### Exercise aim:
Exactly the lines from the one containing "Recreate this image" through the one containing "plt.rcParams['font.family'] = ['Liberation" are to be returned, please, without any pictures.

### Material for the task:
★ ★ ★ ★

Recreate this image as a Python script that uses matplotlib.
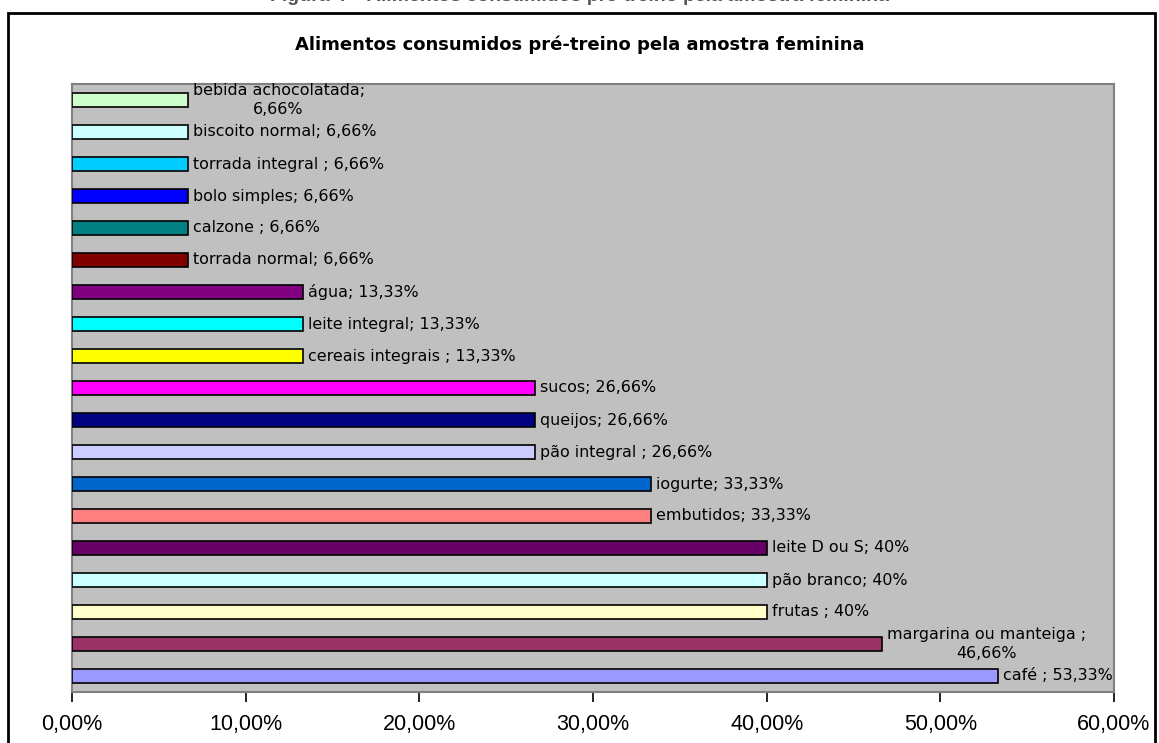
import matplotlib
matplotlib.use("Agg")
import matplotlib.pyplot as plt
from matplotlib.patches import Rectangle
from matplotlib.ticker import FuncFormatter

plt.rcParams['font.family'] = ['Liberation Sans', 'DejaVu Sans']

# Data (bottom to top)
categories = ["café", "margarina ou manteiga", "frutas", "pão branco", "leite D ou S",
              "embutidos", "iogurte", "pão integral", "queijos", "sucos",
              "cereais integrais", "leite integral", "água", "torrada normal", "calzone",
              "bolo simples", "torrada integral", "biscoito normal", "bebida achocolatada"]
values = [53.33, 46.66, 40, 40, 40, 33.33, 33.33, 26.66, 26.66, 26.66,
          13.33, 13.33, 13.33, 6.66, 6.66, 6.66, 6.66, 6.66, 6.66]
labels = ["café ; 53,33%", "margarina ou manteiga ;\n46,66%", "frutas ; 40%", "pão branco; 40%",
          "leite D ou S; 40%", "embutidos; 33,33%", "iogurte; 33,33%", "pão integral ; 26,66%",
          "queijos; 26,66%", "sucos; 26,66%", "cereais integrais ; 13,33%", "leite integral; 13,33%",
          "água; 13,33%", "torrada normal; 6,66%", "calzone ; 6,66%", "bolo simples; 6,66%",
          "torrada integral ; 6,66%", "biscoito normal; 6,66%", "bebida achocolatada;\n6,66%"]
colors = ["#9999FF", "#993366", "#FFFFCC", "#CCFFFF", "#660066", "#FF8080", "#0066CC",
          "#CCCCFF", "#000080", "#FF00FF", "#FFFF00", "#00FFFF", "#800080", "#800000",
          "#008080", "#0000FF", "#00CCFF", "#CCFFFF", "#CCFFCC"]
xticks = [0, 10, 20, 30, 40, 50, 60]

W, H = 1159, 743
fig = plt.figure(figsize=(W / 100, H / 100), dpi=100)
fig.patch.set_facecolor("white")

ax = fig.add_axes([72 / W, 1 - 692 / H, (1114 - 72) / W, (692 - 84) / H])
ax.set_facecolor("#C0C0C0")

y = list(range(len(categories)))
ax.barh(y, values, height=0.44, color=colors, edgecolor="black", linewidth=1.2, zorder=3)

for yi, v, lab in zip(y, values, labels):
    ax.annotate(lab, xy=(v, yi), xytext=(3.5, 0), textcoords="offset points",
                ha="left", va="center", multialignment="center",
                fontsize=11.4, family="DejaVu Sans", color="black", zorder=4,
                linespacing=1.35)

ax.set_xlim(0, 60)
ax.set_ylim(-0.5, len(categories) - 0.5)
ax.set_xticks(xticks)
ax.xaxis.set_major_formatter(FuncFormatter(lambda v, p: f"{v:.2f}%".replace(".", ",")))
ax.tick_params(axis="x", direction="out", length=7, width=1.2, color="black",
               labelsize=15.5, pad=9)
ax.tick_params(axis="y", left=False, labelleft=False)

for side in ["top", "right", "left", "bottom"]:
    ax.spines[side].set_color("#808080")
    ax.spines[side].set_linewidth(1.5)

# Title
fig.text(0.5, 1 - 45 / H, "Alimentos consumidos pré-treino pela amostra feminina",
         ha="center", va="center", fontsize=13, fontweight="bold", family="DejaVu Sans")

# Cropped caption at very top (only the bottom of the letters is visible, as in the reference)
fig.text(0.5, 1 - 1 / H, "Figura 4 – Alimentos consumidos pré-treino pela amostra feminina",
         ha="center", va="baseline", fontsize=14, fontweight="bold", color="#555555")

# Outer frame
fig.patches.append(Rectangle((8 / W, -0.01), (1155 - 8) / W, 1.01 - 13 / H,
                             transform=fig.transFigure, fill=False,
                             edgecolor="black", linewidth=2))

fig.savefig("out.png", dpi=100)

★ ★ ★ ★

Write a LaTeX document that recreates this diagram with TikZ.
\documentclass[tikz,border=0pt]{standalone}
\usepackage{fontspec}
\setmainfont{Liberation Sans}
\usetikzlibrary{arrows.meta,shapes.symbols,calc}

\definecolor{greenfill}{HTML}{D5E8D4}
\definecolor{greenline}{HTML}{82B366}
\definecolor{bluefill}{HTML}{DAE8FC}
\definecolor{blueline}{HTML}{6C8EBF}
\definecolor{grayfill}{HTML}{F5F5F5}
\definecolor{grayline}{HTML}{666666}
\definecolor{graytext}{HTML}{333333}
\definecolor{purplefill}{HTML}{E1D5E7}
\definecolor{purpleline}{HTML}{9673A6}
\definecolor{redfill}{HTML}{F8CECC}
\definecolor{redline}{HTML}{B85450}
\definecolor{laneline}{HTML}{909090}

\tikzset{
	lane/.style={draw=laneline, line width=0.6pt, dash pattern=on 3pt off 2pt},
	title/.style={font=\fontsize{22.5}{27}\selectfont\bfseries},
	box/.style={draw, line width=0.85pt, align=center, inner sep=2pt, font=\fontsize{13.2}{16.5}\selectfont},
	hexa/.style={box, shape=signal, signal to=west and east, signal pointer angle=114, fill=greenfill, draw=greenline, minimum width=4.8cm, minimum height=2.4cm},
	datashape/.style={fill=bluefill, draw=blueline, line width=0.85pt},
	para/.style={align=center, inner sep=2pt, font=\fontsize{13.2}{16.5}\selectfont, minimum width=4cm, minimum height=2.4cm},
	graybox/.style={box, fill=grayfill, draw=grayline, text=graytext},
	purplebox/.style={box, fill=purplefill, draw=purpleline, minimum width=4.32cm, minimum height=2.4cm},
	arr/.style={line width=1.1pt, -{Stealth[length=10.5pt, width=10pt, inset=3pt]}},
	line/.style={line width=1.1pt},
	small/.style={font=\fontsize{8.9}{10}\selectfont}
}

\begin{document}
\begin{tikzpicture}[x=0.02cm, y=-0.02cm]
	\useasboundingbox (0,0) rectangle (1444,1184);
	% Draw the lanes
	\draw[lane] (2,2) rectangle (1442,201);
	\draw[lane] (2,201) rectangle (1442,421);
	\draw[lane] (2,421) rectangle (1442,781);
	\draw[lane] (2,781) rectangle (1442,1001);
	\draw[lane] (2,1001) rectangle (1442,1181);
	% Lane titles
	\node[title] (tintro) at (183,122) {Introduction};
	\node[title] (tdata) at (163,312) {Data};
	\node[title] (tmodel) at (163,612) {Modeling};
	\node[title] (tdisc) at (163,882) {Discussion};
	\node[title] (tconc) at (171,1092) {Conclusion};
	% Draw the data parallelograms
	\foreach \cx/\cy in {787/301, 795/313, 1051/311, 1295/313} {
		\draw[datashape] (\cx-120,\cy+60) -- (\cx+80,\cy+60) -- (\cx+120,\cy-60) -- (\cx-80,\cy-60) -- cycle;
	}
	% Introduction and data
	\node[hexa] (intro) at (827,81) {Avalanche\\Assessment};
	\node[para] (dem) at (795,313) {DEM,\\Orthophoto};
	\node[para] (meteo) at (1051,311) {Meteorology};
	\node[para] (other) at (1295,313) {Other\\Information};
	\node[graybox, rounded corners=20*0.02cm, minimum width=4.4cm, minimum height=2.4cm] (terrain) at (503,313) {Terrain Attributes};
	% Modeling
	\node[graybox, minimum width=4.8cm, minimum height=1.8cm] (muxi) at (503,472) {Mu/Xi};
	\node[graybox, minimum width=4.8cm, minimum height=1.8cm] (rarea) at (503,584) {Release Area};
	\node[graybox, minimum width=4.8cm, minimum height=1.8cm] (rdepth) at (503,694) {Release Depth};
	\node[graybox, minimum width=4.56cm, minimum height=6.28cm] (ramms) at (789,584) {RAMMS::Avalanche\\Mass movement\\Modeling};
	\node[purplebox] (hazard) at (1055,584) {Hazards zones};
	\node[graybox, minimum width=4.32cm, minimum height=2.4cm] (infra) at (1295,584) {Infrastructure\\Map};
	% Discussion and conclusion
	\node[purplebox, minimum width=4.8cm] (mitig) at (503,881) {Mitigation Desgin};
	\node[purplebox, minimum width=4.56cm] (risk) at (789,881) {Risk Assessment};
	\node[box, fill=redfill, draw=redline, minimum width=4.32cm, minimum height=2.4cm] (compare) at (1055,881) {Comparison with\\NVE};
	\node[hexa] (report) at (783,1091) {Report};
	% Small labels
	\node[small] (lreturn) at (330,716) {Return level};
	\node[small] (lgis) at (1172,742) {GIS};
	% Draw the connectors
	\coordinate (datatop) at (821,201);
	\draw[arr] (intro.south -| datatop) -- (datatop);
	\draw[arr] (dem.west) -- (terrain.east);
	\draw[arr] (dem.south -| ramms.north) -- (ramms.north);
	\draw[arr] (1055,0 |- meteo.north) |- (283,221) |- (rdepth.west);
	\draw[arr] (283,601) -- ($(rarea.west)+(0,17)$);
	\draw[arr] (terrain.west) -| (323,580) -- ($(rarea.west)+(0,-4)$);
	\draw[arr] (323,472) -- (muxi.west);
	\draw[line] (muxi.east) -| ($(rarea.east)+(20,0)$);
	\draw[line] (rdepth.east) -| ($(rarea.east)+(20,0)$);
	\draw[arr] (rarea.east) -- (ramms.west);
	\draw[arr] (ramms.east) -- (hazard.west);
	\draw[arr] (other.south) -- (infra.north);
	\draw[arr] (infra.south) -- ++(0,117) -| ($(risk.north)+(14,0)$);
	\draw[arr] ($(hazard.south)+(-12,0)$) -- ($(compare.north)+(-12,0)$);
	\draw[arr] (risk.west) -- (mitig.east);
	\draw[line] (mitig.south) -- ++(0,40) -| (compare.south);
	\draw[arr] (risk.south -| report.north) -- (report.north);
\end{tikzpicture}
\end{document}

★ ★ ★ ★

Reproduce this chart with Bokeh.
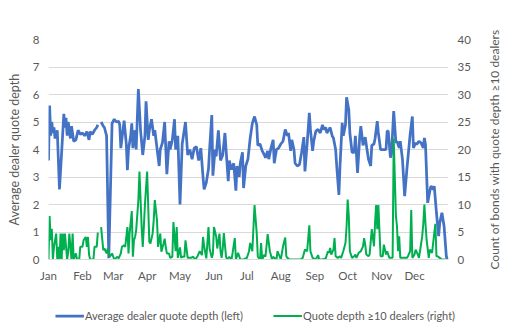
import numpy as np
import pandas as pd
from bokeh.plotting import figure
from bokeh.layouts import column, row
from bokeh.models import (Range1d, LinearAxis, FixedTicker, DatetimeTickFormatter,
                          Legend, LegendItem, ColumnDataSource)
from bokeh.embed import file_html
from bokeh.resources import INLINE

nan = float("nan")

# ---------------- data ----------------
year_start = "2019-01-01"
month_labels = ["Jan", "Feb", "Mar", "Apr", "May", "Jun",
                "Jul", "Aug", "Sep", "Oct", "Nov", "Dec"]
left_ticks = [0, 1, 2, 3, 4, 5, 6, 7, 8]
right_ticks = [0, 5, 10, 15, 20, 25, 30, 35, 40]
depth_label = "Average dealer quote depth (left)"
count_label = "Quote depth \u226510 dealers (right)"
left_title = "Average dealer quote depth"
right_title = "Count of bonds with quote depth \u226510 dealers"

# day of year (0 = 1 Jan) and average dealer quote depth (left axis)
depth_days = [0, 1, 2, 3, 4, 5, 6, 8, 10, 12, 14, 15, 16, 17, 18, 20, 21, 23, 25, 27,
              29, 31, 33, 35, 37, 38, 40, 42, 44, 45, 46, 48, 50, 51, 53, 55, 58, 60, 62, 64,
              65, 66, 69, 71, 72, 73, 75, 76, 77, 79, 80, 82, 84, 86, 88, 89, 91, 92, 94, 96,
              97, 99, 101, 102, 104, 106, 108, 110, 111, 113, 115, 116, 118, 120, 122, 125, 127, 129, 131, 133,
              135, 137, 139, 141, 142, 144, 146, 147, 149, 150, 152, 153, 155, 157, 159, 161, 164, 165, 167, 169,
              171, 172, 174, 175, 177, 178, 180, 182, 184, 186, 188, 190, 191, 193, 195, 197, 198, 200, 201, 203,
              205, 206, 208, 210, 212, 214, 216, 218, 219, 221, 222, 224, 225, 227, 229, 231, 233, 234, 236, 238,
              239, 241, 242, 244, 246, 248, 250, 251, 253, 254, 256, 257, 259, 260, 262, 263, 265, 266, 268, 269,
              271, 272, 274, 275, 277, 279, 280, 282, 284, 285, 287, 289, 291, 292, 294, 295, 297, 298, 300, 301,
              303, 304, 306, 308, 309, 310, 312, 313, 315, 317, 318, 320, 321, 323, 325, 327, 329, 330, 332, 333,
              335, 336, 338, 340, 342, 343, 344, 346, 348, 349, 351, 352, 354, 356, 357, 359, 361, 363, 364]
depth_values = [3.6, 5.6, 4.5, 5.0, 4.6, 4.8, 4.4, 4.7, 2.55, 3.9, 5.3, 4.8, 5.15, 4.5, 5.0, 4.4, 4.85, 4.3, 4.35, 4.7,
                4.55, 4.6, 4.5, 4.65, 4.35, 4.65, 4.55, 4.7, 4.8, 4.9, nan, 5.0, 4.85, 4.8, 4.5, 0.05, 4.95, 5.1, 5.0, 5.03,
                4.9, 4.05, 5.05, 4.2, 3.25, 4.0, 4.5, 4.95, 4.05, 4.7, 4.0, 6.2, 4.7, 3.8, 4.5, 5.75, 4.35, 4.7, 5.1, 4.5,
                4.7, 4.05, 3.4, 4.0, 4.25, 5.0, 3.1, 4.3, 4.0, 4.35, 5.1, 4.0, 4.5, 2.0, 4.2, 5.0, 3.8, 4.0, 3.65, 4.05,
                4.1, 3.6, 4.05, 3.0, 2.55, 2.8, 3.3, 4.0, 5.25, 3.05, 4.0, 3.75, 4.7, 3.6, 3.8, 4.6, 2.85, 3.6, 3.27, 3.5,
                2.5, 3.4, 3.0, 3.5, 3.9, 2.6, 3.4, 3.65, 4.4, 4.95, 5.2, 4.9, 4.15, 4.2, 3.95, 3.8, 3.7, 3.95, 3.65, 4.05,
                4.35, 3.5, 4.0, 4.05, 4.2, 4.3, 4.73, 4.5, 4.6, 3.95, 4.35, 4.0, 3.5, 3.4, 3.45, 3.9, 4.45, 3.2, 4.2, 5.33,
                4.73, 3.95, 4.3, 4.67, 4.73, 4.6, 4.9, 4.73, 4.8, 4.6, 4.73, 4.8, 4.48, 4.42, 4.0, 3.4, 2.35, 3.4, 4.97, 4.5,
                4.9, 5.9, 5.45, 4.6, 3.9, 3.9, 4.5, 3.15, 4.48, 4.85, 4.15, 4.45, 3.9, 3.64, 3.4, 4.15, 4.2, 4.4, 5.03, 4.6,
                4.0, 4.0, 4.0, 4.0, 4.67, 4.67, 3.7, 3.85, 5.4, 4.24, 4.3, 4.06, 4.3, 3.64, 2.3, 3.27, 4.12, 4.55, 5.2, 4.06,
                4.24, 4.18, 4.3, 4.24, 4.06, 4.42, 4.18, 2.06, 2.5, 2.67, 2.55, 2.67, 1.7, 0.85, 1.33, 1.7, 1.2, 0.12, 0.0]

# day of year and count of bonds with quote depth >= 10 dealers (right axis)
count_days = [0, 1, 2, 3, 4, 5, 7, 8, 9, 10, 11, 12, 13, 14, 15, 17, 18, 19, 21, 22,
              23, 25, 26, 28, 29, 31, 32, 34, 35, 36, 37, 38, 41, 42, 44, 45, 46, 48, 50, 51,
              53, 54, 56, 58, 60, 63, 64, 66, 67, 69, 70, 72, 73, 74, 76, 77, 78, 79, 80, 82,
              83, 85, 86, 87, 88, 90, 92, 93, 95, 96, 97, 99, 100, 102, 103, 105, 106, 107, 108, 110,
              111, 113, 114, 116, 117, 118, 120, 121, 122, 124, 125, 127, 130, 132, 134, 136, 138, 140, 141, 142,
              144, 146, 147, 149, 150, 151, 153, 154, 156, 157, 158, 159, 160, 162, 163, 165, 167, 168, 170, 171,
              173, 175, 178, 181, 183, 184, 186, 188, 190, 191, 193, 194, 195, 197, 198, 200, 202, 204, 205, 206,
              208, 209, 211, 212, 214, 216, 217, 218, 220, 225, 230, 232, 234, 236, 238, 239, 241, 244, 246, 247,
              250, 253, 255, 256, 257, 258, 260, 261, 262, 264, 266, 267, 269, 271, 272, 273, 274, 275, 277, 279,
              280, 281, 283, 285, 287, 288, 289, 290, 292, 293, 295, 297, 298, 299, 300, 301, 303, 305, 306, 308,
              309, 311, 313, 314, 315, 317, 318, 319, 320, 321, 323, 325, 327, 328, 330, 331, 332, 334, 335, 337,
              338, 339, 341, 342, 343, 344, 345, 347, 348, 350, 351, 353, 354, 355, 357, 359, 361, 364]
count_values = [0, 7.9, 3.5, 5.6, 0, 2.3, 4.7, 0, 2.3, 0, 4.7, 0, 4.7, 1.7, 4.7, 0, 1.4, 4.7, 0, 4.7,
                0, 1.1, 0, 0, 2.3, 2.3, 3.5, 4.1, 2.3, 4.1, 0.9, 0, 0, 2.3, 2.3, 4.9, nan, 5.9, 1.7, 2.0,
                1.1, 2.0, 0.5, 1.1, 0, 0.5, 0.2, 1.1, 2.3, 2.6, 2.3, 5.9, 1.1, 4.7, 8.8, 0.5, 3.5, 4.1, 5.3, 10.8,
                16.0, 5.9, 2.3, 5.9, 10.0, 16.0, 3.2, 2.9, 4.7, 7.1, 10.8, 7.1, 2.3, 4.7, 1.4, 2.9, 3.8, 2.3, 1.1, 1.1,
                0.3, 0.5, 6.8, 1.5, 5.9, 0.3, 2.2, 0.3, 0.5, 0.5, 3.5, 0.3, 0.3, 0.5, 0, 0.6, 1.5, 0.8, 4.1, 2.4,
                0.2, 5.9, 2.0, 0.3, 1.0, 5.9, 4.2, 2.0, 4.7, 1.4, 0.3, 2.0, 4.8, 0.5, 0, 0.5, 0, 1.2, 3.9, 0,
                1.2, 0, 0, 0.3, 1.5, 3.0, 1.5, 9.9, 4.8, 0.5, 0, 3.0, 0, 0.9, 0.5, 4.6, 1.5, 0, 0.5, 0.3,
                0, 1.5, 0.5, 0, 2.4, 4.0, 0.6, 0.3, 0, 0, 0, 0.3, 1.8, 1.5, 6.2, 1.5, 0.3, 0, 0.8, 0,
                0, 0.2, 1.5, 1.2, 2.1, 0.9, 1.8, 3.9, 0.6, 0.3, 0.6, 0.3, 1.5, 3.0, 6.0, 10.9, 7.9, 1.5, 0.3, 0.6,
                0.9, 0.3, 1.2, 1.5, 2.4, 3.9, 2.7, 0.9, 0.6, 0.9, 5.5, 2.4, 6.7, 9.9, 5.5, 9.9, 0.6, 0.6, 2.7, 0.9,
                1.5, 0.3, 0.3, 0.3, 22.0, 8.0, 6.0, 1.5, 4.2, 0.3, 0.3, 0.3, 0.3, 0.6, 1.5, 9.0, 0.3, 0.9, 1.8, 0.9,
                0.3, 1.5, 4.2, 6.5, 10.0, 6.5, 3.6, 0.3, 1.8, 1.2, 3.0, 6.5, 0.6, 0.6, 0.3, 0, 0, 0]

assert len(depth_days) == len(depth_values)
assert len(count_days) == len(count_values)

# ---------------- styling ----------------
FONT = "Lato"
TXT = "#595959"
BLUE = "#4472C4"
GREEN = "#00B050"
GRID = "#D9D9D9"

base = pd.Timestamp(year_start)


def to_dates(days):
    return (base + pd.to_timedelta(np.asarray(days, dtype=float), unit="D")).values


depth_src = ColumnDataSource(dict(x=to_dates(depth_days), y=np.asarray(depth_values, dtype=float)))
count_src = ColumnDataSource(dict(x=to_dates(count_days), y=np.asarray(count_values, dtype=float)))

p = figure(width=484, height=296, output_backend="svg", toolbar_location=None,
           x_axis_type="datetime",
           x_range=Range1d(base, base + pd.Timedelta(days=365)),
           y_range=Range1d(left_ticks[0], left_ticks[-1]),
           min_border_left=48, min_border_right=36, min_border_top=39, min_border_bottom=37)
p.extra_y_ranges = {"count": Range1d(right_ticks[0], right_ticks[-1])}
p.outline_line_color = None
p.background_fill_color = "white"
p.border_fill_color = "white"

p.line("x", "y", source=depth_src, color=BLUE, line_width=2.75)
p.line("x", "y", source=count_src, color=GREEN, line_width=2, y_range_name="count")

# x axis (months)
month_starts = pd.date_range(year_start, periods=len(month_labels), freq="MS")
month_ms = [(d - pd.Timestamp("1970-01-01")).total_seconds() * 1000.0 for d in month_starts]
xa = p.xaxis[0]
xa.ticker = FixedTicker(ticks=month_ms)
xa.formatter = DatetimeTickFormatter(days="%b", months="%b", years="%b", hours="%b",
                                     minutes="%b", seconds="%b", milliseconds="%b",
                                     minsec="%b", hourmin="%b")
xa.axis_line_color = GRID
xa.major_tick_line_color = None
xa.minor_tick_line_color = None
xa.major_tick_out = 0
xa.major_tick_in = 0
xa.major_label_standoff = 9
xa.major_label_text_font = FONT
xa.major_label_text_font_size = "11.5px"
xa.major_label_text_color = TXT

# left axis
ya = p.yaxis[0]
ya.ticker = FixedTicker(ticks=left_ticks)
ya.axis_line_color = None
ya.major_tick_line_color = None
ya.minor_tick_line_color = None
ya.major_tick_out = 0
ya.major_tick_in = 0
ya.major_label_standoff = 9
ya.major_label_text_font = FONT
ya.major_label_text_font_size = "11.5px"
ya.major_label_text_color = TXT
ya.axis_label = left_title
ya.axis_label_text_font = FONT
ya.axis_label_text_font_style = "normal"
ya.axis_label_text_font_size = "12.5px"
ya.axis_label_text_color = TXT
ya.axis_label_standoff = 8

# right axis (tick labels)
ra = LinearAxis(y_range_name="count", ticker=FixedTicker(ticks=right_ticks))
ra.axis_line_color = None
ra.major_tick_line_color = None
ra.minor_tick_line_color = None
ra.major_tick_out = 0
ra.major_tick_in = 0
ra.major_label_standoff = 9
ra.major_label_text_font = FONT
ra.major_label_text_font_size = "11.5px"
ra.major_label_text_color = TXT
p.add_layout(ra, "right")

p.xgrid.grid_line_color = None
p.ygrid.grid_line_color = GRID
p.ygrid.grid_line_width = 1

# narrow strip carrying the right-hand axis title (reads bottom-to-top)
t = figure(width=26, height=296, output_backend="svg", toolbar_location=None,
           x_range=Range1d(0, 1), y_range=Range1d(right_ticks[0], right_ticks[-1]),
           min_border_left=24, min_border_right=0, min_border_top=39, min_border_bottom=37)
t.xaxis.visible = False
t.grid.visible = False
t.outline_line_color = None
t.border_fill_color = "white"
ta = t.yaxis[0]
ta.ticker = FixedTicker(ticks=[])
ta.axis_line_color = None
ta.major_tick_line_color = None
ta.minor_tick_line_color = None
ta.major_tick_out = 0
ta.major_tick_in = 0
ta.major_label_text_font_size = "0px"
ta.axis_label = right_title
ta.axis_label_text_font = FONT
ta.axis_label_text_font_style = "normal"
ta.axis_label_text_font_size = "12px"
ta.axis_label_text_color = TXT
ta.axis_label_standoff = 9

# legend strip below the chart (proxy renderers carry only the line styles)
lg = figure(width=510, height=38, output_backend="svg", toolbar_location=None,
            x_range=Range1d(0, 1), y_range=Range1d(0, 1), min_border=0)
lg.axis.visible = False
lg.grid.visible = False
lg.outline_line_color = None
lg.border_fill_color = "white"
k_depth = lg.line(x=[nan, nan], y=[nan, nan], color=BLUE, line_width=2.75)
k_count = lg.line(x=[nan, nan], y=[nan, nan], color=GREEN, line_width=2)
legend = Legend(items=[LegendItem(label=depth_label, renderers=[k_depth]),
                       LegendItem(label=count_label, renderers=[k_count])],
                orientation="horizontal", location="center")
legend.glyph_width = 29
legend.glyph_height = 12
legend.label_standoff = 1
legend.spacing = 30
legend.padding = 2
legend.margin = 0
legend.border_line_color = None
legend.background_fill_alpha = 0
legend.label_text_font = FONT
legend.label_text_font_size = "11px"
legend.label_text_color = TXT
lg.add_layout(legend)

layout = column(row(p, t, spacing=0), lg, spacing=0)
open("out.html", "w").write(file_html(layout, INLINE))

★ ★ ★ ★

### Result for this task:
Recreate this image as a Python script that uses matplotlib.
import matplotlib
matplotlib.use("Agg")
import matplotlib.pyplot as plt
from matplotlib.patches import Rectangle
from matplotlib.ticker import FuncFormatter

plt.rcParams['font.family'] = ['Liberation Sans', 'DejaVu Sans']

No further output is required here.